Start of AVAILABLE DATA

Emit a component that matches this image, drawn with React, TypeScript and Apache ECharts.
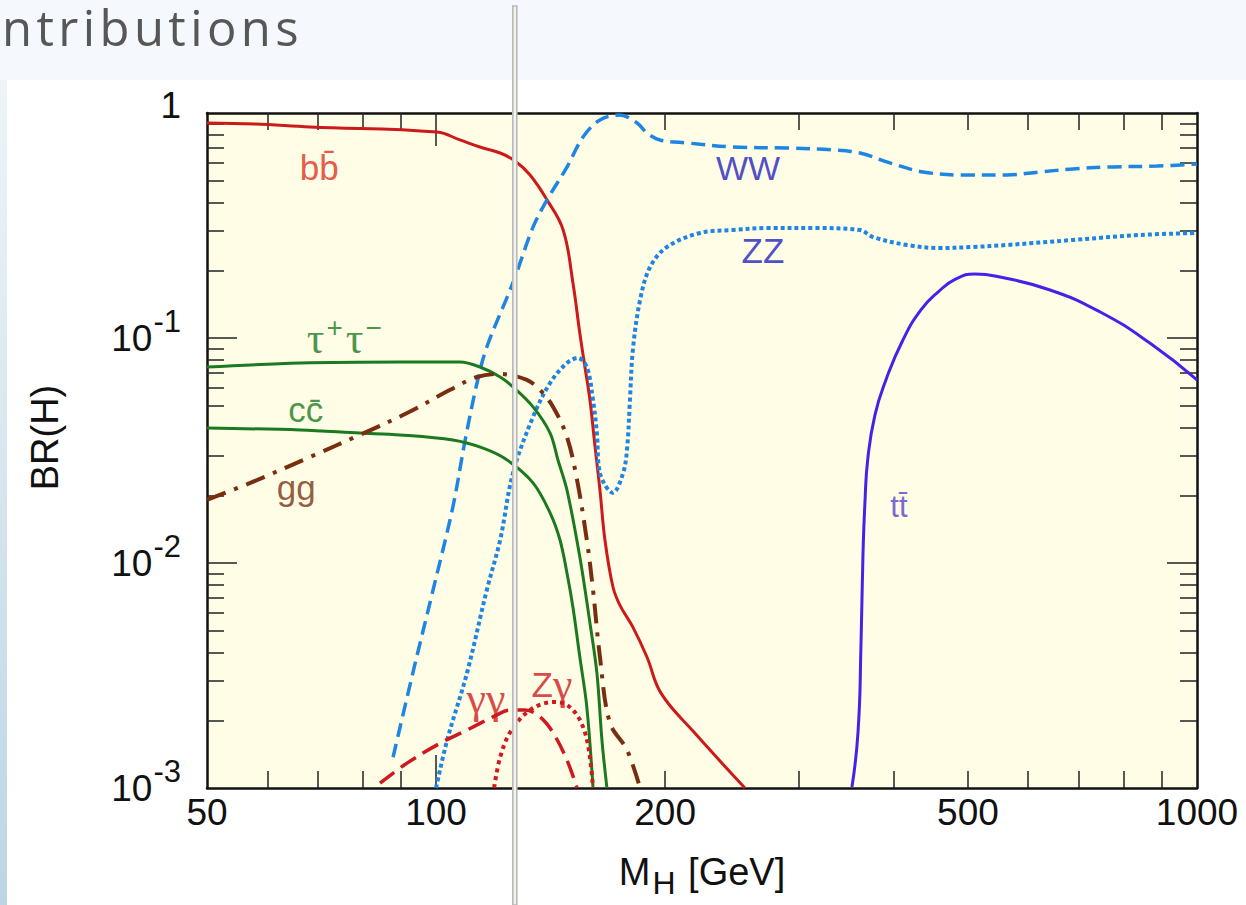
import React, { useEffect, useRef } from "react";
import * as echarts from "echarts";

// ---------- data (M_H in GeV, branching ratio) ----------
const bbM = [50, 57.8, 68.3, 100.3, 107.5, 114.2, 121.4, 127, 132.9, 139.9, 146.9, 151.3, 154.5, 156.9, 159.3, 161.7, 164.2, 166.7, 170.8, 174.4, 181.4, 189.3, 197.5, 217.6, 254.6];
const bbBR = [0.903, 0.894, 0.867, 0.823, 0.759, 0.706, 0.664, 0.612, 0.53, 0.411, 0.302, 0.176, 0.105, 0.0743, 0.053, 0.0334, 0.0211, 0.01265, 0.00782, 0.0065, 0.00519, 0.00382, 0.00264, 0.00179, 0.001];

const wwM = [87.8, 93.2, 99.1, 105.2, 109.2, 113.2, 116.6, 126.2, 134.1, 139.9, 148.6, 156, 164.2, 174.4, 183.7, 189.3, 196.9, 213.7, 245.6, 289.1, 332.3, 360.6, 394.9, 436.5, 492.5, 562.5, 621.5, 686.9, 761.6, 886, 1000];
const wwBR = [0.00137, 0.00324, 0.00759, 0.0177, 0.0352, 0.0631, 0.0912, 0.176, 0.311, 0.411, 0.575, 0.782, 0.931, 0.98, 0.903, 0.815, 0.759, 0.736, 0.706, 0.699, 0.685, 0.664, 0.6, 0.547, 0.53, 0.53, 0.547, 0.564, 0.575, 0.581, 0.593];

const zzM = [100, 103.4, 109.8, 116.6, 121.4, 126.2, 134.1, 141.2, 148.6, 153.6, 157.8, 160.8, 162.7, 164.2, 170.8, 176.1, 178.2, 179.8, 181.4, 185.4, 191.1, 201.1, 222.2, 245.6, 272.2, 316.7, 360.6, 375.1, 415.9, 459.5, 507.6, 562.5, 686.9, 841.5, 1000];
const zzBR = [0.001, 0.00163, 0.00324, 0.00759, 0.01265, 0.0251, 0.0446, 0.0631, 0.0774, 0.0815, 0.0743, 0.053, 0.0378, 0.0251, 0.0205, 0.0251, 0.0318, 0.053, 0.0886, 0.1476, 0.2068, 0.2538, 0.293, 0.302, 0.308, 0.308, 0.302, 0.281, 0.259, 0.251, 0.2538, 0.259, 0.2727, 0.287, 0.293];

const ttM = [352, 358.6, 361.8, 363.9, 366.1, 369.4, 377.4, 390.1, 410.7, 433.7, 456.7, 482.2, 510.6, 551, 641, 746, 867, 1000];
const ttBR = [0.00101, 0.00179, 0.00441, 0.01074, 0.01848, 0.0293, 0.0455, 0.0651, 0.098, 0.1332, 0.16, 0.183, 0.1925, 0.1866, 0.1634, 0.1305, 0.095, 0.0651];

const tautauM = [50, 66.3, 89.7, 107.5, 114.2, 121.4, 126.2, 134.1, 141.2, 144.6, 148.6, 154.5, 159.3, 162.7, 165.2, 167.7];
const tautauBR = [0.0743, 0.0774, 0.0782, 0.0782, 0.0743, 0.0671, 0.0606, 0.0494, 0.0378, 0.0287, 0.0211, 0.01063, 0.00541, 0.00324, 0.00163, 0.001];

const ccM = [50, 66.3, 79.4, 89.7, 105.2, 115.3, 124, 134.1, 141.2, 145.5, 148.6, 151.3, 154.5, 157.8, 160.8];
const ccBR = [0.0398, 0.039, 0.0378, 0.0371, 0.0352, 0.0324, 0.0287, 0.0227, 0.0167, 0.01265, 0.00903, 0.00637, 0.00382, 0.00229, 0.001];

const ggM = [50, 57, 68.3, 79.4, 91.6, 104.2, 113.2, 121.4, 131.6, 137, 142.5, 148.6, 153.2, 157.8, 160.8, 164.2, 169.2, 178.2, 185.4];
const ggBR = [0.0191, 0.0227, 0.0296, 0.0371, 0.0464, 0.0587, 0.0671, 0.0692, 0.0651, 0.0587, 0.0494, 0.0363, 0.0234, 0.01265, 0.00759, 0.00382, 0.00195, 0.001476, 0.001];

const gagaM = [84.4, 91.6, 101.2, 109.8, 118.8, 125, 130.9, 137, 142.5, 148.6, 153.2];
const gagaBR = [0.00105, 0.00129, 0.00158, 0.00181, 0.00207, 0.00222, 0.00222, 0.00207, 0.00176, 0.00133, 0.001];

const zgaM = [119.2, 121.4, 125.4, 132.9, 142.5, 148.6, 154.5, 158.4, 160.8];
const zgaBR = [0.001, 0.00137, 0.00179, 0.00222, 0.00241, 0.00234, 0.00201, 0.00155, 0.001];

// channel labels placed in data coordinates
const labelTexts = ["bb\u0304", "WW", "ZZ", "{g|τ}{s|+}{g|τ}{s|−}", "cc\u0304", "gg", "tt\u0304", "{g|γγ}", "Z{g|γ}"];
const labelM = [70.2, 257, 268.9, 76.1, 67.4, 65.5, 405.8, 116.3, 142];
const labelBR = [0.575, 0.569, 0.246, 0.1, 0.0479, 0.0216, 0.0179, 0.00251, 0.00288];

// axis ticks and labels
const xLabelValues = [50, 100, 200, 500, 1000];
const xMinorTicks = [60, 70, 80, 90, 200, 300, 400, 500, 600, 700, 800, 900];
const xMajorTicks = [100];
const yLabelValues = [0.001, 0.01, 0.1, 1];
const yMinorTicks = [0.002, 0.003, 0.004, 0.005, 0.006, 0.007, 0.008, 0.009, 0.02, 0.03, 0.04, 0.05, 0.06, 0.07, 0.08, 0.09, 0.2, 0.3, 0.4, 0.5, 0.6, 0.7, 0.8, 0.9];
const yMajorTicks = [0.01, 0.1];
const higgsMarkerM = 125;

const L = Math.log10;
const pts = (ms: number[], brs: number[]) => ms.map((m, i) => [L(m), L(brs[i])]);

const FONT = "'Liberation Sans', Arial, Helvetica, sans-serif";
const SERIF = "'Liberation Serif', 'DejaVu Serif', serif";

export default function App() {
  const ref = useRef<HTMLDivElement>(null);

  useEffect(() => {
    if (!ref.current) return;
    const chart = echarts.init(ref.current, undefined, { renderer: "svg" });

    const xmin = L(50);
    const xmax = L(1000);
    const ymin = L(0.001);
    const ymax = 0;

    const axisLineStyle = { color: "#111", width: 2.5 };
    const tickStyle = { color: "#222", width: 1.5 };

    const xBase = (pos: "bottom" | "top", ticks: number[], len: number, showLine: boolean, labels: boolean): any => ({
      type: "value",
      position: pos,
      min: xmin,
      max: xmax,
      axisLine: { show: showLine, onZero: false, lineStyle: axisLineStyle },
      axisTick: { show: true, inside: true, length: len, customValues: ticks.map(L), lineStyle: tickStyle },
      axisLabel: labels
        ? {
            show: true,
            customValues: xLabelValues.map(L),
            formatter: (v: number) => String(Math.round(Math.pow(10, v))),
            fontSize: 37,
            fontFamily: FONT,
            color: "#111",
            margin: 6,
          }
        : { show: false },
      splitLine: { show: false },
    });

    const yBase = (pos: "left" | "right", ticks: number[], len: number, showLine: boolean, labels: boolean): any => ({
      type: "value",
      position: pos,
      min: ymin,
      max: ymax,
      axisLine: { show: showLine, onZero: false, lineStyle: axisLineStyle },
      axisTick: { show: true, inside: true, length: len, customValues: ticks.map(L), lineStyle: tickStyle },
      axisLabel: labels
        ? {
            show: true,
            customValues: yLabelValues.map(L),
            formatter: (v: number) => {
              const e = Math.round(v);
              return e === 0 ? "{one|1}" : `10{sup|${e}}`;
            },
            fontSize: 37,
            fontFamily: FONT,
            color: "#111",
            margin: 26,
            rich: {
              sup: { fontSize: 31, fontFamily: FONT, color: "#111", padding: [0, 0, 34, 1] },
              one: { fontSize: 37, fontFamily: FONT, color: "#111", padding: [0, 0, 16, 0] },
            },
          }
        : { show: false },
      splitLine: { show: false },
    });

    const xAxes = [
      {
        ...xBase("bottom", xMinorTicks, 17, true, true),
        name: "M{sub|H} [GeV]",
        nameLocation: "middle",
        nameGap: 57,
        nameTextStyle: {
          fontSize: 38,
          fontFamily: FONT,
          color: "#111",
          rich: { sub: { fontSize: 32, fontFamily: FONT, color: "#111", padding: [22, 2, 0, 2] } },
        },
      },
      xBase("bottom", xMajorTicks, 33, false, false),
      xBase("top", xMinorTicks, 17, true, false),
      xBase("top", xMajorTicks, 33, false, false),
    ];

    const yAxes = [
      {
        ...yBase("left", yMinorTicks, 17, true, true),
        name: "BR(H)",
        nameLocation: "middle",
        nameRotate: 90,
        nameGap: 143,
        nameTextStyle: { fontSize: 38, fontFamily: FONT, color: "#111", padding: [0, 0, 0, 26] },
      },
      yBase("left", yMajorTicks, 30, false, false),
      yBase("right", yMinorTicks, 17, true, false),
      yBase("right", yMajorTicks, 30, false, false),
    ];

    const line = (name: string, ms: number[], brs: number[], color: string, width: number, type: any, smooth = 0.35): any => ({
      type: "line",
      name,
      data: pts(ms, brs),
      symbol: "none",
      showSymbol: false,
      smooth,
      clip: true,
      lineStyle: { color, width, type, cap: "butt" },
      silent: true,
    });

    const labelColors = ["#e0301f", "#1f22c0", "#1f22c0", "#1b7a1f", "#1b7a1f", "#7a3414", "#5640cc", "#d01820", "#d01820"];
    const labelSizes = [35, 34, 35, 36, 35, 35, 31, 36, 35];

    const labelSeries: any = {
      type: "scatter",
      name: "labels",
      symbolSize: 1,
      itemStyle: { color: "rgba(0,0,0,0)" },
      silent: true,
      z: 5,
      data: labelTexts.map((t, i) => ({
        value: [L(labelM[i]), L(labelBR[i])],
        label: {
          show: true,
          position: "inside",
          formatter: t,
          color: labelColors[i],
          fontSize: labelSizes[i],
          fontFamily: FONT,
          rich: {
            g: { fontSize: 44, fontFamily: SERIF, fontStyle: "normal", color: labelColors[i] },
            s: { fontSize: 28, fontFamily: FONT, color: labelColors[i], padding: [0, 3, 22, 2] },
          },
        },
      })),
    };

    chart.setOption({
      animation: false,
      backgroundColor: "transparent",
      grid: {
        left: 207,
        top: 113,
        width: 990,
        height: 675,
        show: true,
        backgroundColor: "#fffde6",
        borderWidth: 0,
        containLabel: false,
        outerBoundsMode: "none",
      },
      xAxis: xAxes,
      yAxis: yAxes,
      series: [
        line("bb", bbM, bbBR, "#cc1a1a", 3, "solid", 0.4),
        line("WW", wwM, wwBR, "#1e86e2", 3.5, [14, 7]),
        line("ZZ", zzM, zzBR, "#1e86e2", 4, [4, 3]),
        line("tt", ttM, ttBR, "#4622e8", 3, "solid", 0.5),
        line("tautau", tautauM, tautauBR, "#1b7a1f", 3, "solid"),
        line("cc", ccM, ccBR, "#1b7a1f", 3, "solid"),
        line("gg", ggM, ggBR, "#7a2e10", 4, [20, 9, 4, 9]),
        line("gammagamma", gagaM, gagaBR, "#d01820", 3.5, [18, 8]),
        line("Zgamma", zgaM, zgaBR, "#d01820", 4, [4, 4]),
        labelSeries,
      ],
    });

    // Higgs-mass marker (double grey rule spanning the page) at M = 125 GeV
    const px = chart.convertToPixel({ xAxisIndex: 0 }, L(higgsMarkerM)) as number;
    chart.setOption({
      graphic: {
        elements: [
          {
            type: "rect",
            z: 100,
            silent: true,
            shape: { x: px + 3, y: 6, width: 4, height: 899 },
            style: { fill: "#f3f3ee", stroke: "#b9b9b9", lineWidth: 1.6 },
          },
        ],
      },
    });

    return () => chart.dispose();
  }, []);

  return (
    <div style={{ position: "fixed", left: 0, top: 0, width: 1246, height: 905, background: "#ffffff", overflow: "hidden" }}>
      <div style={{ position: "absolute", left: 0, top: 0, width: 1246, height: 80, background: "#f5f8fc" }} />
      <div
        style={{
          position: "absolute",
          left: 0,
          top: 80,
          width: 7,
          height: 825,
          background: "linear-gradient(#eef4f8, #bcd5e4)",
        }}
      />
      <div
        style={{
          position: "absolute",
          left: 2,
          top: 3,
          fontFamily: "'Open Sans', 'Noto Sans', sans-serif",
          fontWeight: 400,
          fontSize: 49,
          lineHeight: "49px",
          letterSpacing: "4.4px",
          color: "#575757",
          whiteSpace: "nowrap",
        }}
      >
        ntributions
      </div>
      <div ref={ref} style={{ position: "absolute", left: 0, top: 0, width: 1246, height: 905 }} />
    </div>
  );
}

End of AVAILABLE DATA

WHAT IS ASKED> Go through the preceding material and copy each line that has the word "React".

OUTPUT BELOW>
Emit a component that matches this image, drawn with React, TypeScript and Apache ECharts.
import React, { useEffect, useRef } from "react";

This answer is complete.